Request: Everything from the line containing "Give me the" to the line containing "import matplotlib.pyplot as plt", both lines included, must be copied exactly; nothing else should be.

Provided records:

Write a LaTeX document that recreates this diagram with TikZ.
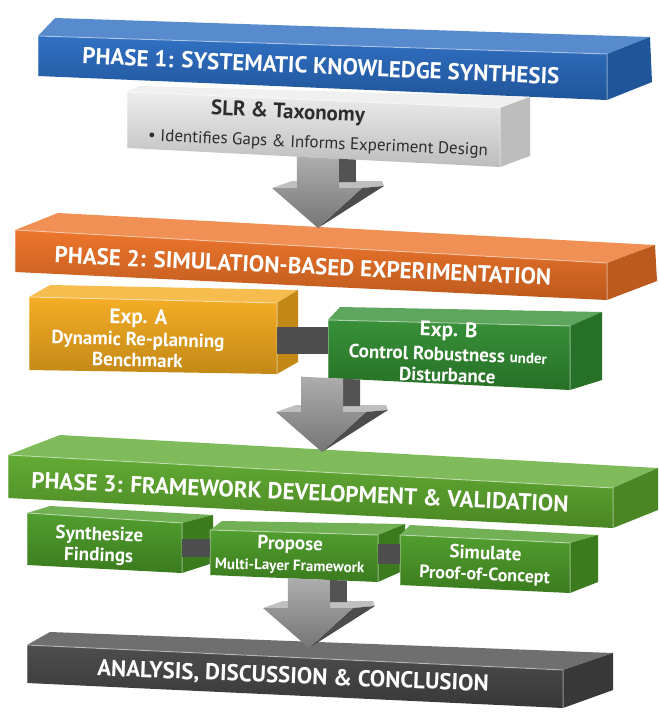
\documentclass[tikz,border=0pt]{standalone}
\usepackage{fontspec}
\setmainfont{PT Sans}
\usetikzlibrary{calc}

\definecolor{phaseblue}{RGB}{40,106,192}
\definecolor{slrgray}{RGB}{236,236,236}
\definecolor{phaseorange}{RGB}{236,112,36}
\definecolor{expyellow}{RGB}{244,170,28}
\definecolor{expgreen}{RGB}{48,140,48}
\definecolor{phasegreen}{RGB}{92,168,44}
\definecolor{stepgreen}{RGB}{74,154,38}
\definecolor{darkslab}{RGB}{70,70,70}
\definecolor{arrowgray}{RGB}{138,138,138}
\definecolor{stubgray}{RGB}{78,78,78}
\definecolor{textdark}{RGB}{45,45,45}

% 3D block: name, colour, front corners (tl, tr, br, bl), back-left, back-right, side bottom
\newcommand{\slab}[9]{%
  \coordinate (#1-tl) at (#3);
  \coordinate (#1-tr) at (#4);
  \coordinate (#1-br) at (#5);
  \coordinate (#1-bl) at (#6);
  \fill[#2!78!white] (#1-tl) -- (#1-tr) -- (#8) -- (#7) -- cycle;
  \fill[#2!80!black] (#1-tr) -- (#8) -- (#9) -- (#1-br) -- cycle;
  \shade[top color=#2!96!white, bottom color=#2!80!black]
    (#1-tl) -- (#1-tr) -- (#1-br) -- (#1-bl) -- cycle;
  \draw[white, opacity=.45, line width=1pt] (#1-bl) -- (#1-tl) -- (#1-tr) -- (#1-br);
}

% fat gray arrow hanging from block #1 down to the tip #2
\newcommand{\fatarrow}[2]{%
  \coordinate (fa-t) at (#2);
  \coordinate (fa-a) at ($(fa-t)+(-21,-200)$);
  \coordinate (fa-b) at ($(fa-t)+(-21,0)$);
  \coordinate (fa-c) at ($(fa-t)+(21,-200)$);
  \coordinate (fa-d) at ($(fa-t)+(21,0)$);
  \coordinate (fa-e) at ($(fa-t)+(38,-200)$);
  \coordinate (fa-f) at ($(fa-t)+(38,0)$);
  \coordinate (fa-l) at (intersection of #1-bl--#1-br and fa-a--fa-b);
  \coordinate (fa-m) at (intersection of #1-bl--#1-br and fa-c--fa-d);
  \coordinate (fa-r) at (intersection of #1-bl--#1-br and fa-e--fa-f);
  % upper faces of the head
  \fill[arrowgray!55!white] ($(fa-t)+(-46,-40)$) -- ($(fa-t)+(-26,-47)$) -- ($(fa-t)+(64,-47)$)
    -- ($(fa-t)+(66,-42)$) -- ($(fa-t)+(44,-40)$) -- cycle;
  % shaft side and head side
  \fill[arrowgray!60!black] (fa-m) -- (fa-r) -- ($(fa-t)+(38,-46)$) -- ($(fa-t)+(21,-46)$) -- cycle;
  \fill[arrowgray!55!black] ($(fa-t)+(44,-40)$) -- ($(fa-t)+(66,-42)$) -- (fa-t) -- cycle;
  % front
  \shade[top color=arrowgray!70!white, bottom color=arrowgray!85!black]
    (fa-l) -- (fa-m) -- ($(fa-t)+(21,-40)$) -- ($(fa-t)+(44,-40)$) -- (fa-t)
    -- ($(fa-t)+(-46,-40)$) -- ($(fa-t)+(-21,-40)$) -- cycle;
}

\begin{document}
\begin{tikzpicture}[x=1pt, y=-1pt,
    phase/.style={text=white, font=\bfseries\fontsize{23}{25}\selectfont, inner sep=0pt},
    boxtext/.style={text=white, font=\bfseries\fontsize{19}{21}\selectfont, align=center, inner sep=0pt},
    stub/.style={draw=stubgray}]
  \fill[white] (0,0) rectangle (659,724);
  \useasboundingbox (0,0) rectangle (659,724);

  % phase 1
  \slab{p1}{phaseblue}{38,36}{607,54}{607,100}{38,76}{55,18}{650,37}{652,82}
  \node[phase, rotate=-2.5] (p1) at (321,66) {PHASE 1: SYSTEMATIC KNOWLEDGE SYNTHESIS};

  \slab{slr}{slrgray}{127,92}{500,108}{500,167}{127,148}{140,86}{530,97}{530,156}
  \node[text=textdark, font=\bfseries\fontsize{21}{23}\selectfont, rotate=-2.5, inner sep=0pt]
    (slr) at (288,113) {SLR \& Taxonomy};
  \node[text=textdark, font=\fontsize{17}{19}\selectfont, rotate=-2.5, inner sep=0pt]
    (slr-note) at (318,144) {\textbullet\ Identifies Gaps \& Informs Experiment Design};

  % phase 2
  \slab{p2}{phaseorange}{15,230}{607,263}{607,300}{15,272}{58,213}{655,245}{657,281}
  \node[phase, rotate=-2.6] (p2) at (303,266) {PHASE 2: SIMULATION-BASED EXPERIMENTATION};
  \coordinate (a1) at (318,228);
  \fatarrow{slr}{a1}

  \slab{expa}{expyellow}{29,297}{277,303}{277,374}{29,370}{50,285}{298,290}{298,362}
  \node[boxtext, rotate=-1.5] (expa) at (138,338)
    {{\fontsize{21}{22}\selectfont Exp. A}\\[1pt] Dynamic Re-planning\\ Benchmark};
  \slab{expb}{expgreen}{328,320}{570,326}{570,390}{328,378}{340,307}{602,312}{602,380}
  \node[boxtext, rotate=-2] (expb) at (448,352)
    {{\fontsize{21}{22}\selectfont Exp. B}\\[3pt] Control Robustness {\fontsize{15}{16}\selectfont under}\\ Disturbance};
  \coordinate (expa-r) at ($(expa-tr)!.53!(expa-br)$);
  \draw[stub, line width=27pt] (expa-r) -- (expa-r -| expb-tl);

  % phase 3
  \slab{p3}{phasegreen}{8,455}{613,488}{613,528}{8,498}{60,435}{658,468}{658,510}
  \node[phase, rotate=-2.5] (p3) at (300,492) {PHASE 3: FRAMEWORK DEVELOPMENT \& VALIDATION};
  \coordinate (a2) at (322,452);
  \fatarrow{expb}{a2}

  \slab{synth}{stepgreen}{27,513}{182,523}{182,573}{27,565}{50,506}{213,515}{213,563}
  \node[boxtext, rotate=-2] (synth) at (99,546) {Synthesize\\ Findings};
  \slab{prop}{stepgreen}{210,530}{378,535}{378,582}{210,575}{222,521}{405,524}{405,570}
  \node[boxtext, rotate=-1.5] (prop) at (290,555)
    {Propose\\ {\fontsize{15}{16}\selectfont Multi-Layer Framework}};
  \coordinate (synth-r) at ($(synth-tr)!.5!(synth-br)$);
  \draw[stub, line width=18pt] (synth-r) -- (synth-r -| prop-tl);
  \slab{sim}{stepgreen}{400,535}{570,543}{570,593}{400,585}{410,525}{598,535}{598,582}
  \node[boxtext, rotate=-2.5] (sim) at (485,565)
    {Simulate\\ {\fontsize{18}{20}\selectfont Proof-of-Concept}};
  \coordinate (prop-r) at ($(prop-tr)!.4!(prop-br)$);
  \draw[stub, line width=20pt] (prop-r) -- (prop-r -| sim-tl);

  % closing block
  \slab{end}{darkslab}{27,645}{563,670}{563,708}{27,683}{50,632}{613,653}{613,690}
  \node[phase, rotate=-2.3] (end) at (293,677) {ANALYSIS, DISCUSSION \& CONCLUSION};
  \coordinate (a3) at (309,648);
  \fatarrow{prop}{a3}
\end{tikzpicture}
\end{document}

...

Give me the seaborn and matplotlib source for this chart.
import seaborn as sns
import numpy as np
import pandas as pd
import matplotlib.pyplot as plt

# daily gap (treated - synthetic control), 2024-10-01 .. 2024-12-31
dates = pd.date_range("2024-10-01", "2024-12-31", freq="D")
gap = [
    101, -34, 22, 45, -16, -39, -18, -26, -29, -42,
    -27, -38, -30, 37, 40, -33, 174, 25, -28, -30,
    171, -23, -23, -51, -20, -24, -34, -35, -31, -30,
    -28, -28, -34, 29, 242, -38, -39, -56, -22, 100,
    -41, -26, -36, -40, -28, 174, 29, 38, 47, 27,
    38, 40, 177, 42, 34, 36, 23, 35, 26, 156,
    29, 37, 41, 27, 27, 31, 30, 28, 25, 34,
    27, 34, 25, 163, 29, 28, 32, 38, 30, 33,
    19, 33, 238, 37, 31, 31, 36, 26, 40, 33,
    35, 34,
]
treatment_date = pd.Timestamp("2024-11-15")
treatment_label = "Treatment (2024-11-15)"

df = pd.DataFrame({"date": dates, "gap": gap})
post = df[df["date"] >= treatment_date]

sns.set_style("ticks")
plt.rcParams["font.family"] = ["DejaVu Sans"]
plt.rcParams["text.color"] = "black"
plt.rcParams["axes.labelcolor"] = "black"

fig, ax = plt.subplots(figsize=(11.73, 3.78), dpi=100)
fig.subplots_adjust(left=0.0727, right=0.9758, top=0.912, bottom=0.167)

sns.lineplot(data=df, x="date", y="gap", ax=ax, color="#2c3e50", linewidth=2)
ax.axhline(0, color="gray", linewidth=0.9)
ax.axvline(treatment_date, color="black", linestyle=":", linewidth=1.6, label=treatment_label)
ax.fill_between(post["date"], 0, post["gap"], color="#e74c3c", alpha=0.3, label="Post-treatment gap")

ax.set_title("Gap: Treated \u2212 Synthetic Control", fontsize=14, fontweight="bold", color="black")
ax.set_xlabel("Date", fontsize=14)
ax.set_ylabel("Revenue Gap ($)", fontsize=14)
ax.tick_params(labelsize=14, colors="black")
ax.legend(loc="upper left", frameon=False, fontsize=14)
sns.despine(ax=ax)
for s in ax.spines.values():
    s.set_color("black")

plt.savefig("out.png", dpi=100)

Task answer:
Give me the seaborn and matplotlib source for this chart.
import seaborn as sns
import numpy as np
import pandas as pd
import matplotlib.pyplot as plt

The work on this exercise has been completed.